## [GIVEN TASK]
Write out the entire listing below exactly as it appears, minus any pictures.

## [DATA]

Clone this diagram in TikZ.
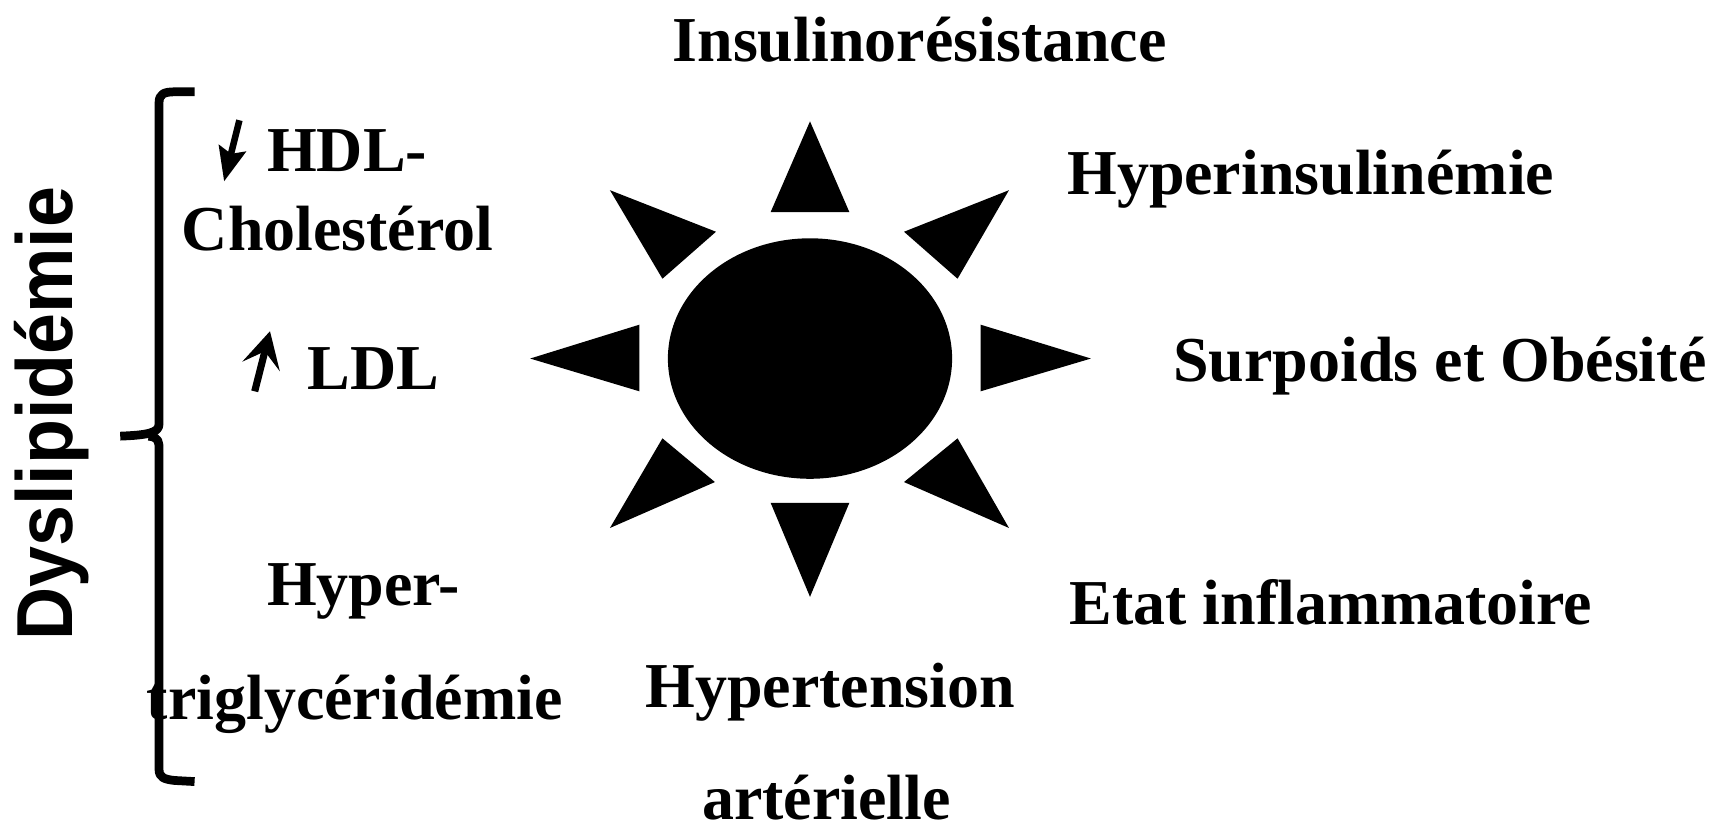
\documentclass[tikz,border=0pt]{standalone}
\usepackage{fontspec}
\setmainfont{Liberation Serif}
\setsansfont{Liberation Sans}
\usetikzlibrary{arrows.meta,shapes.geometric}
\tikzset{
  risklabel/.style={font=\fontsize{33.3}{36}\selectfont\bfseries, anchor=base west, inner sep=0pt, text=black},
  sidelabel/.style={font=\fontsize{38.3}{40}\selectfont\sffamily\bfseries, anchor=base, inner sep=0pt, rotate=90, yscale=1.08},
  sunbody/.style={draw=none, fill=black, ellipse, inner sep=0pt, minimum width=5.2cm, minimum height=4.4cm},
  sunray/.style={fill=black},
  lipidbrace/.style={line width=1.6mm, line join=round},
  downarrow/.style={line width=1.2mm, -{Stealth[length=6.2mm, width=5mm, inset=1mm]}},
  uparrow/.style={line width=1.3mm, -{Stealth[length=6.6mm, width=7mm, inset=2.8mm]}},
}
\begin{document}
\begin{tikzpicture}[x=0.2mm, y=-0.2mm]
\useasboundingbox (0,0) rectangle (1568,756);

%% Sun
\node[sunbody] (sun) at (741,328) {};
\foreach \ax/\ay/\bx/\by/\cx/\cy in {741/111/705/194/777/194, 741/546/705/460/777/460,
    485/328/585/297/585/358, 998/328/897/297/897/358,
    558/174/655/212/606/255, 923/174/827/212/876/255,
    558/483/654/441/606/401, 923/483/827/441/876/401}
  \fill[sunray] (\ax,\ay) -- (\bx,\by) -- (\cx,\cy) -- cycle;

%% Labels around the sun
\node[risklabel] (insulinres) at (615,56)  {Insulinorésistance};
\node[risklabel] (hyperins)   at (976,178) {Hyperinsulinémie};
\node[risklabel] (obesite)    at (1073,349) {Surpoids et Obésité};
\node[risklabel] (inflamm)    at (978,571) {Etat inflammatoire};
\node[risklabel] (hta1)       at (590,647) {Hypertension};
\node[risklabel] (hta2)       at (642,750) {artérielle};

%% Lipids
\node[risklabel] (hdl)   at (244,157) {HDL-};
\node[risklabel] (chol)  at (166,229) {Cholestérol};
\node[risklabel] (ldl)   at (281,356) {LDL};
\node[risklabel] (tg1)   at (244,554) {Hyper-};
\node[risklabel] (tg2)   at (134,658) {triglycéridémie};
\node[sidelabel] (dyslip) at (66,378.5) {Dyslipidémie};

\coordinate (hdlstart) at (219,110);
\coordinate (hdlend)   at (205,166);
\coordinate (ldlstart) at (233,358);
\coordinate (ldlend)   at (247,303);
\draw[downarrow] (hdlstart) -- (hdlend);
\draw[uparrow] (ldlstart) -- (ldlend);

\draw[lipidbrace] (178,84) -- (160,84) .. controls (150,84) and (145.5,86) .. (145.5,94)
  -- (145.5,388) .. controls (145.5,396) and (135,398) .. (110,399);
\draw[lipidbrace] (136,399) .. controls (145.5,400) and (145.5,404) .. (145.5,412)
  -- (145.5,704) .. controls (145.5,711) and (150,713) .. (160,714) -- (178,715);
\end{tikzpicture}
\end{document}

## [RESULT OF THIS TASK]
Clone this diagram in TikZ.
\documentclass[tikz,border=0pt]{standalone}
\usepackage{fontspec}
\setmainfont{Liberation Serif}
\setsansfont{Liberation Sans}
\usetikzlibrary{arrows.meta,shapes.geometric}
\tikzset{
  risklabel/.style={font=\fontsize{33.3}{36}\selectfont\bfseries, anchor=base west, inner sep=0pt, text=black},
  sidelabel/.style={font=\fontsize{38.3}{40}\selectfont\sffamily\bfseries, anchor=base, inner sep=0pt, rotate=90, yscale=1.08},
  sunbody/.style={draw=none, fill=black, ellipse, inner sep=0pt, minimum width=5.2cm, minimum height=4.4cm},
  sunray/.style={fill=black},
  lipidbrace/.style={line width=1.6mm, line join=round},
  downarrow/.style={line width=1.2mm, -{Stealth[length=6.2mm, width=5mm, inset=1mm]}},
  uparrow/.style={line width=1.3mm, -{Stealth[length=6.6mm, width=7mm, inset=2.8mm]}},
}
\begin{document}
\begin{tikzpicture}[x=0.2mm, y=-0.2mm]
\useasboundingbox (0,0) rectangle (1568,756);

%% Sun
\node[sunbody] (sun) at (741,328) {};
\foreach \ax/\ay/\bx/\by/\cx/\cy in {741/111/705/194/777/194, 741/546/705/460/777/460,
    485/328/585/297/585/358, 998/328/897/297/897/358,
    558/174/655/212/606/255, 923/174/827/212/876/255,
    558/483/654/441/606/401, 923/483/827/441/876/401}
  \fill[sunray] (\ax,\ay) -- (\bx,\by) -- (\cx,\cy) -- cycle;

%% Labels around the sun
\node[risklabel] (insulinres) at (615,56)  {Insulinorésistance};
\node[risklabel] (hyperins)   at (976,178) {Hyperinsulinémie};
\node[risklabel] (obesite)    at (1073,349) {Surpoids et Obésité};
\node[risklabel] (inflamm)    at (978,571) {Etat inflammatoire};
\node[risklabel] (hta1)       at (590,647) {Hypertension};
\node[risklabel] (hta2)       at (642,750) {artérielle};

%% Lipids
\node[risklabel] (hdl)   at (244,157) {HDL-};
\node[risklabel] (chol)  at (166,229) {Cholestérol};
\node[risklabel] (ldl)   at (281,356) {LDL};
\node[risklabel] (tg1)   at (244,554) {Hyper-};
\node[risklabel] (tg2)   at (134,658) {triglycéridémie};
\node[sidelabel] (dyslip) at (66,378.5) {Dyslipidémie};

\coordinate (hdlstart) at (219,110);
\coordinate (hdlend)   at (205,166);
\coordinate (ldlstart) at (233,358);
\coordinate (ldlend)   at (247,303);
\draw[downarrow] (hdlstart) -- (hdlend);
\draw[uparrow] (ldlstart) -- (ldlend);

\draw[lipidbrace] (178,84) -- (160,84) .. controls (150,84) and (145.5,86) .. (145.5,94)
  -- (145.5,388) .. controls (145.5,396) and (135,398) .. (110,399);
\draw[lipidbrace] (136,399) .. controls (145.5,400) and (145.5,404) .. (145.5,412)
  -- (145.5,704) .. controls (145.5,711) and (150,713) .. (160,714) -- (178,715);
\end{tikzpicture}
\end{document}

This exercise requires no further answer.